Discord will start testing a handful of new features in some of its biggest communities this week. The social audio and chat platform got its start connecting gamers for online play, but it’s grown into one of the main ways to build a thriving online community, complete with custom emoji, live events , topic channels and a whole suite of third party plugins that can do everything else.
The company recognizes that as servers grow, things can get unwieldy. At any given time, some of Discord’s most popular communities have hundreds of thousands of people online simultaneously (hit Chinese RPG Genshin Impact’s official server boasted more than 300,000 at the time of writing — and that’s just one example.)
A Discord server is kind of like a real-time subreddit, but instead of people dipping in and out of the conversation, a ton of people are chatting live, all at once. For smaller communities, this works really well and it’s easy to stay on top of the conversation, but as those servers scale up — sometimes really, really up — a lot gets lost in the mix.
If you’re new to a large Discord server or even if you step away for a few days, it can be overwhelming to figure out how to get caught up, even with the introductory channels most servers set up to onboard members and topic-specific channels to direct people to relevant conversations. To make everything run more smoothly, some big servers will be test driving three experimental features, starting this week .
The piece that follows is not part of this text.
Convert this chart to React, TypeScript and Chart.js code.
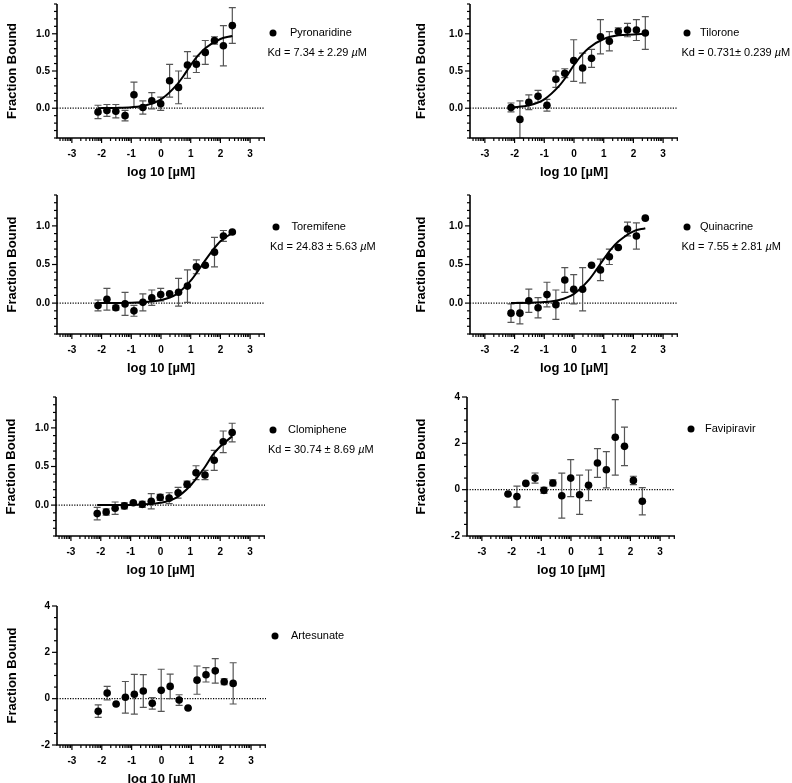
import React, { useEffect, useRef } from "react";
import { Chart, registerables } from "chart.js";
Chart.register(...registerables);

// ---- data ----
const logConc = [-2.12, -1.82, -1.52, -1.21, -0.91, -0.61, -0.31, -0.01, 0.29, 0.59, 0.89, 1.19, 1.49, 1.8, 2.1, 2.4];

const pyronaridineY = [-0.05, -0.03, -0.04, -0.1, 0.18, 0.01, 0.1, 0.06, 0.37, 0.28, 0.58, 0.59, 0.75, 0.91, 0.84, 1.11];
const pyronaridineErr = [0.09, 0.08, 0.09, 0.07, 0.17, 0.09, 0.11, 0.09, 0.22, 0.22, 0.18, 0.11, 0.16, 0.05, 0.27, 0.24];
const pyronaridineCurveX = [-2.12, -1.5, -1, -0.5, 0, 0.5, 0.75, 1, 1.25, 1.5, 2, 2.4];
const pyronaridineCurveY = [0.001, 0.004, 0.013, 0.041, 0.12, 0.3, 0.43, 0.58, 0.71, 0.81, 0.93, 0.97];

const tiloroneY = [0.01, -0.15, 0.08, 0.16, 0.04, 0.39, 0.47, 0.64, 0.54, 0.67, 0.96, 0.9, 1.03, 1.05, 1.05, 1.01];
const tiloroneErr = [0.06, 0.25, 0.1, 0.08, 0.08, 0.11, 0.06, 0.28, 0.2, 0.12, 0.23, 0.13, 0.05, 0.09, 0.14, 0.22];
const tiloroneCurveX = [-2.12, -1.5, -1, -0.5, -0.25, 0, 0.25, 0.5, 1, 1.5, 2, 2.4];
const tiloroneCurveY = [0.01, 0.04, 0.12, 0.3, 0.43, 0.58, 0.71, 0.81, 0.93, 0.98, 0.99, 1.0];

const toremifeneY = [-0.03, 0.05, -0.06, -0.01, -0.1, 0.01, 0.07, 0.11, 0.12, 0.14, 0.22, 0.47, 0.49, 0.66, 0.87, 0.92];
const toremifeneErr = [0.07, 0.14, 0.03, 0.15, 0.07, 0.11, 0.1, 0.08, 0.01, 0.18, 0.21, 0.09, 0.01, 0.19, 0.07, 0.01];
const toremifeneCurveX = [-2.12, -1, 0, 0.5, 1, 1.25, 1.5, 1.75, 2, 2.4];
const toremifeneCurveY = [0.0, 0.004, 0.04, 0.11, 0.29, 0.42, 0.56, 0.69, 0.8, 0.91];

const quinacrineY = [-0.13, -0.13, 0.03, -0.06, 0.11, -0.02, 0.3, 0.18, 0.18, 0.49, 0.43, 0.6, 0.72, 0.96, 0.87, 1.1];
const quinacrineErr = [0.12, 0.14, 0.15, 0.13, 0.16, 0.19, 0.16, 0.19, 0.28, 0.01, 0.14, 0.1, 0.01, 0.09, 0.17, 0.01];
const quinacrineCurveX = [-2.12, -1.5, -1, -0.5, 0, 0.5, 0.75, 1, 1.25, 1.5, 2, 2.4];
const quinacrineCurveY = [0.001, 0.004, 0.013, 0.04, 0.12, 0.3, 0.43, 0.57, 0.7, 0.8, 0.93, 0.97];

const clomipheneY = [-0.11, -0.09, -0.04, -0.01, 0.03, 0.01, 0.05, 0.1, 0.09, 0.16, 0.27, 0.42, 0.39, 0.58, 0.82, 0.94];
const clomipheneErr = [0.08, 0.04, 0.08, 0.04, 0.01, 0.04, 0.1, 0.04, 0.07, 0.07, 0.04, 0.09, 0.06, 0.13, 0.14, 0.12];
const clomipheneCurveX = [-2.12, -1, 0, 0.5, 1, 1.25, 1.5, 1.75, 2, 2.4];
const clomipheneCurveY = [0.0, 0.003, 0.03, 0.09, 0.25, 0.37, 0.5, 0.65, 0.76, 0.89];

const favipiravirY = [-0.19, -0.3, 0.27, 0.5, -0.03, 0.29, -0.26, 0.5, -0.22, 0.19, 1.15, 0.86, 2.26, 1.87, 0.4, -0.5];
const favipiravirErr = [0.02, 0.45, 0.02, 0.22, 0.13, 0.13, 0.97, 0.8, 0.85, 0.66, 0.62, 0.78, 1.63, 0.83, 0.18, 0.59];

const artesunateY = [-0.54, 0.24, -0.23, 0.06, 0.19, 0.33, -0.2, 0.36, 0.53, -0.06, -0.4, 0.8, 1.03, 1.2, 0.73, 0.66];
const artesunateErr = [0.27, 0.29, 0.02, 0.68, 0.86, 0.71, 0.25, 0.91, 0.53, 0.23, 0.02, 0.61, 0.31, 0.53, 0.13, 0.89];

const xMajorTicks = [-3, -2, -1, 0, 1, 2, 3];
const xMinorOffsets = [0.301, 0.477, 0.602, 0.699, 0.778, 0.845, 0.903, 0.954];
const fracTicks = [0, 0.5, 1.0];
const fracLabels = ["0.0", "0.5", "1.0"];
const wideTicks = [-2, 0, 2, 4];
const wideLabels = ["-2", "0", "2", "4"];

const xTitle = "log 10 [\u00b5M]";
const yTitle = "Fraction Bound";

type Rect = { l: number; t: number; r: number; b: number };
type Panel = {
  name: string;
  values: number[];
  errors: number[];
  curveX?: number[];
  curveY?: number[];
  kd?: string;
  yMin: number;
  yMax: number;
  yMinor: number;
  yMajor: number[];
  yLabels: string[];
  plot: Rect;
  yTitleX: number;
  legend: { dotX: number; dotY: number; textX: number; kdX?: number; kdY?: number };
};

const panels: Panel[] = [
  {
    name: "Pyronaridine", values: pyronaridineY, errors: pyronaridineErr,
    curveX: pyronaridineCurveX, curveY: pyronaridineCurveY, kd: "Kd = 7.34 \u00b1 2.29 ",
    yMin: -0.4, yMax: 1.4, yMinor: 0.1, yMajor: fracTicks, yLabels: fracLabels,
    plot: { l: 57, t: 1, r: 265, b: 138 }, yTitleX: 12,
    legend: { dotX: 273, dotY: 33, textX: 290, kdX: 267.5, kdY: 53 },
  },
  {
    name: "Tilorone", values: tiloroneY, errors: tiloroneErr,
    curveX: tiloroneCurveX, curveY: tiloroneCurveY, kd: "Kd = 0.731\u00b1 0.239 ",
    yMin: -0.4, yMax: 1.4, yMinor: 0.1, yMajor: fracTicks, yLabels: fracLabels,
    plot: { l: 470, t: 1, r: 678, b: 138 }, yTitleX: 421,
    legend: { dotX: 687, dotY: 33, textX: 700, kdX: 681.5, kdY: 53 },
  },
  {
    name: "Toremifene", values: toremifeneY, errors: toremifeneErr,
    curveX: toremifeneCurveX, curveY: toremifeneCurveY, kd: "Kd = 24.83 \u00b1 5.63 ",
    yMin: -0.4, yMax: 1.4, yMinor: 0.1, yMajor: fracTicks, yLabels: fracLabels,
    plot: { l: 57, t: 195, r: 265, b: 334 }, yTitleX: 12,
    legend: { dotX: 276, dotY: 227, textX: 291.5, kdX: 270, kdY: 247 },
  },
  {
    name: "Quinacrine", values: quinacrineY, errors: quinacrineErr,
    curveX: quinacrineCurveX, curveY: quinacrineCurveY, kd: "Kd = 7.55 \u00b1 2.81 ",
    yMin: -0.4, yMax: 1.4, yMinor: 0.1, yMajor: fracTicks, yLabels: fracLabels,
    plot: { l: 470, t: 195, r: 678, b: 334 }, yTitleX: 421,
    legend: { dotX: 687, dotY: 227, textX: 700, kdX: 681.5, kdY: 247 },
  },
  {
    name: "Clomiphene", values: clomipheneY, errors: clomipheneErr,
    curveX: clomipheneCurveX, curveY: clomipheneCurveY, kd: "Kd = 30.74 \u00b1 8.69 ",
    yMin: -0.4, yMax: 1.4, yMinor: 0.1, yMajor: fracTicks, yLabels: fracLabels,
    plot: { l: 56, t: 397, r: 265, b: 536 }, yTitleX: 11,
    legend: { dotX: 273, dotY: 430, textX: 288, kdX: 268, kdY: 450 },
  },
  {
    name: "Favipiravir", values: favipiravirY, errors: favipiravirErr,
    yMin: -2, yMax: 4, yMinor: 0.5, yMajor: wideTicks, yLabels: wideLabels,
    plot: { l: 467, t: 397, r: 675, b: 536 }, yTitleX: 421,
    legend: { dotX: 691, dotY: 429, textX: 705 },
  },
  {
    name: "Artesunate", values: artesunateY, errors: artesunateErr,
    yMin: -2, yMax: 4, yMinor: 0.5, yMajor: wideTicks, yLabels: wideLabels,
    plot: { l: 57, t: 606, r: 266, b: 745 }, yTitleX: 12,
    legend: { dotX: 275, dotY: 636, textX: 291 },
  },
];

const W = 792;
const H = 783;
const FONT = "'Liberation Sans', Arial, Helvetica, sans-serif";

function makePlugin(p: Panel) {
  return {
    id: "panelDecor",
    beforeDatasetsDraw(chart: any) {
      const { ctx, chartArea } = chart;
      const xs = chart.scales.x;
      const ys = chart.scales.y;
      ctx.save();
      // zero dotted line
      const y0 = ys.getPixelForValue(0);
      ctx.strokeStyle = "#000";
      ctx.lineWidth = 1.2;
      ctx.setLineDash([1.2, 1.4]);
      ctx.beginPath();
      ctx.moveTo(chartArea.left, y0);
      ctx.lineTo(chartArea.right, y0);
      ctx.stroke();
      ctx.setLineDash([]);
      // error bars
      ctx.strokeStyle = "#555";
      ctx.lineWidth = 1.2;
      p.values.forEach((v, i) => {
        const e = p.errors[i];
        const px = xs.getPixelForValue(logConc[i]);
        const top = ys.getPixelForValue(v + e);
        const bot = ys.getPixelForValue(v - e);
        ctx.beginPath();
        ctx.moveTo(px, top);
        ctx.lineTo(px, bot);
        ctx.moveTo(px - 3.5, top);
        ctx.lineTo(px + 3.5, top);
        ctx.moveTo(px - 3.5, bot);
        ctx.lineTo(px + 3.5, bot);
        ctx.stroke();
      });
      ctx.restore();
    },
    afterDraw(chart: any) {
      const { ctx, chartArea } = chart;
      const xs = chart.scales.x;
      const ys = chart.scales.y;
      const { left, right, top, bottom } = chartArea;
      ctx.save();
      ctx.strokeStyle = "#000";
      ctx.fillStyle = "#000";
      // axes
      ctx.lineWidth = 1.6;
      ctx.beginPath();
      ctx.moveTo(left, top);
      ctx.lineTo(left, bottom);
      ctx.lineTo(right, bottom);
      ctx.stroke();
      // y ticks
      ctx.lineWidth = 1.2;
      const nY = Math.round((p.yMax - p.yMin) / p.yMinor);
      for (let k = 0; k <= nY; k++) {
        const v = p.yMin + k * p.yMinor;
        const isMajor = p.yMajor.some((m) => Math.abs(m - v) < 1e-6);
        const py = ys.getPixelForValue(v);
        ctx.beginPath();
        ctx.moveTo(left, py);
        ctx.lineTo(left - (isMajor ? 5 : 3), py);
        ctx.stroke();
      }
      // x ticks
      xMajorTicks.forEach((v) => {
        const px = xs.getPixelForValue(v);
        ctx.beginPath();
        ctx.moveTo(px, bottom);
        ctx.lineTo(px, bottom + 5);
        ctx.stroke();
      });
      for (let k = -4; k <= 3; k++) {
        xMinorOffsets.forEach((o) => {
          const v = k + o;
          if (v < xs.min || v > xs.max) return;
          const px = xs.getPixelForValue(v);
          ctx.beginPath();
          ctx.moveTo(px, bottom);
          ctx.lineTo(px, bottom + 3);
          ctx.stroke();
        });
      }
      // tick labels
      ctx.font = `bold 10px ${FONT}`;
      ctx.textBaseline = "middle";
      ctx.textAlign = "right";
      p.yMajor.forEach((v, i) => {
        ctx.fillText(p.yLabels[i], left - 7, ys.getPixelForValue(v));
      });
      ctx.textAlign = "center";
      xMajorTicks.forEach((v) => {
        ctx.fillText(String(v), xs.getPixelForValue(v), bottom + 16);
      });
      // titles
      ctx.font = `bold 13px ${FONT}`;
      ctx.fillText(xTitle, xs.getPixelForValue(0), bottom + 34.5);
      ctx.save();
      ctx.translate(p.yTitleX, (top + bottom) / 2);
      ctx.rotate(-Math.PI / 2);
      ctx.fillText(yTitle, 0, 0);
      ctx.restore();
      // legend
      const lg = p.legend;
      ctx.beginPath();
      ctx.arc(lg.dotX, lg.dotY, 3.5, 0, Math.PI * 2);
      ctx.fill();
      ctx.font = `11px ${FONT}`;
      ctx.textAlign = "left";
      ctx.fillText(p.name, lg.textX, lg.dotY);
      if (p.kd && lg.kdX !== undefined && lg.kdY !== undefined) {
        let x = lg.kdX;
        ctx.fillText(p.kd, x, lg.kdY);
        x += ctx.measureText(p.kd).width;
        ctx.font = `italic 11px ${FONT}`;
        ctx.fillText("\u00b5", x, lg.kdY);
        x += ctx.measureText("\u00b5").width;
        ctx.font = `11px ${FONT}`;
        ctx.fillText("M", x, lg.kdY);
      }
      ctx.restore();
    },
  };
}

function PanelChart({ panel }: { panel: Panel }) {
  const ref = useRef<HTMLCanvasElement>(null);
  useEffect(() => {
    const p = panel;
    const datasets: any[] = [
      {
        type: "scatter",
        data: p.values.map((v, i) => ({ x: logConc[i], y: v })),
        backgroundColor: "#000",
        borderWidth: 0,
        pointRadius: 3.8,
        order: 0,
        clip: false,
      },
    ];
    if (p.curveX && p.curveY) {
      const cy = p.curveY;
      datasets.push({
        type: "line",
        data: p.curveX.map((x, i) => ({ x, y: cy[i] })),
        borderColor: "#000",
        borderWidth: 2,
        pointRadius: 0,
        fill: false,
        cubicInterpolationMode: "monotone",
        order: 1,
      });
    }
    const chart = new Chart(ref.current as HTMLCanvasElement, {
      type: "scatter",
      data: { datasets },
      options: {
        animation: false,
        responsive: false,
        events: [],
        layout: {
          padding: { left: p.plot.l, top: p.plot.t, right: W - p.plot.r, bottom: H - p.plot.b },
        },
        plugins: { legend: { display: false }, tooltip: { enabled: false } },
        scales: {
          x: { type: "linear", min: -3.5, max: 3.5, display: false },
          y: { type: "linear", min: p.yMin, max: p.yMax, display: false },
        },
      } as any,
      plugins: [makePlugin(p)],
    } as any);
    return () => chart.destroy();
  }, [panel]);
  return (
    <canvas
      ref={ref}
      width={W}
      height={H}
      style={{ position: "absolute", left: 0, top: 0, width: W, height: H }}
    />
  );
}

export default function App() {
  return (
    <div style={{ position: "absolute", left: 0, top: 0, width: W, height: H, background: "#fff" }}>
      {panels.map((p) => (
        <PanelChart key={p.name} panel={p} />
      ))}
    </div>
  );
}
The first new feature gives servers a forum-like channel as a hub for “more organized conversations.” The idea is that people could dip in and out of these special channels asynchronously and not miss out, the same way they might on Reddit. It’s also a way to surface older content that’s still relevant and loop people into an ongoing thread, letting conversation topics develop over time.
Apart from forums, Discord will test a new homepage-style feature that collects hot topics, offering a tl;dr-style snapshot of timely content that’s relevant on that server at any given moment. Right now, many servers use dedicated news channels to pull off something kind of similar, but those spaces aren’t very dynamic and often don’t offer a lot beyond highlighting major announcements.
On the moderation side, Discord is testing new automated tools that bring some of the functionality communities get with third party mod tools in house. While the company didn’t disclose much in the way of specifics, some of the most popular Discord mod bots automate the process of welcoming new users, scan for bad behavior and even kick people out when they break the rules. (Mee6, one of the most popular premium third-party Discord bots, is currently getting its own taste of the NFT backlash that Discord dipped a toe into in November .)
Last July, Discord bought a company called Sentropy that makes AI software to detect online hate and harassment. The acquisition was meant to bolster the company’s own in-house automated moderation capabilities, though the company did not confirm if the new test features grew out of that deal.
The experimental features are only available through a closed beta for now, with Discord tapping some large servers to take them for a spin. Communities in the test won’t necessarily have all of the experimental features enabled right off the bat, as the company watches how the new tools can meet the needs of different servers.
The current wave of experimental features might only be a glimpse of what’s on the near horizon, though the company hasn’t dropped hints about what else it’s working on. Discord boasts some of the largest active online communities anywhere and the company is wisely evolving to offer those servers more utility as they grow.
“We think about Discord like a growing neighborhood and have to design for all the shapes and sizes of communities that call Discord home—from small friend groups to music, gaming, or education communities with thousands to hundreds of thousands of members,” Discord Group Product Manager Rick Ling told TechCrunch.
“We care deeply about enabling admins, moderators, and community members to make their spaces uniquely their own and will continue to invest in tools and features to help them come together and find belonging.”